WEIRD BUT TRUE
Retired Christian bookstore owner Bob Walsh got a heavenly surprise when he opened his mail – a wad of 20 $100 bills and a note reading, “This is money for the items I stole from your store many years ago. I’m very sorry.”
Walsh, of Oak Park., Ill., suffered a rash of Bible thefts before giving up the business in 2001.
“Maybe someone who stole one of those Bibles actually read it,” he said.
Don’t get caught reading Page Six in the tiny Colombian town of Icononzo – officials there have made gossip a crime punishable by up to four years in jail.
Mayor Jesus Ignacio Jimenez says in a country as violent as Colombia, gossip can have serious consequences.
“People are going to jail or being murdered due to gossip,” he said.
So far, nobody’s been arrested, but Jimenez insists it’s only a matter of time.
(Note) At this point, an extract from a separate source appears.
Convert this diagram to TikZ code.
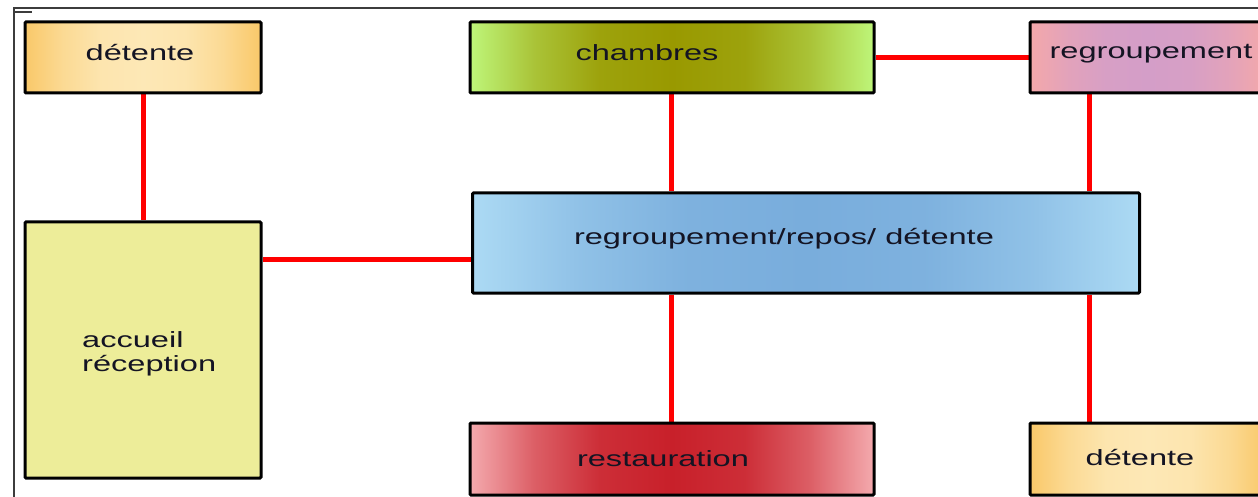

“They just haven’t yet been caught,” he said.
A 9-year-old boy used the warmth of his own body to hatch 13 chicks in China.
Wang Peng bought 20 eggs with his savings and planned to have the family’s hen hatch them – until a neighbor’s dog attacked and killed the bird.
“I had to sleep under really thick quilts, and dared not to turn over for fear of crushing the eggs,” he said.
After 20 days, the lucky 13 hatched, all healthy and chirping away.
The late Pope John Paul II has become a top pop star in his homeland.
A collection of the beloved pontiff’s poetry, backed by a disco beat, is currently No. 3 on the Polish charts.
A minister has been called in to get rid of a ghost obsessed by footwear.
Workers at a fashion shop in Padstow, England, say the spirit keeps moving one specific pair of shoes on a display shelf, sometimes knocking them to the floor.
Enter Father Chris Malkinson, who prayed and sprinkled holy water.
“Sometimes, there is evidence of a soul trapped between this world and the next. I am sure it will disappear over time,” he said.
Hmm, maybe it’s a “sole” that’s trapped.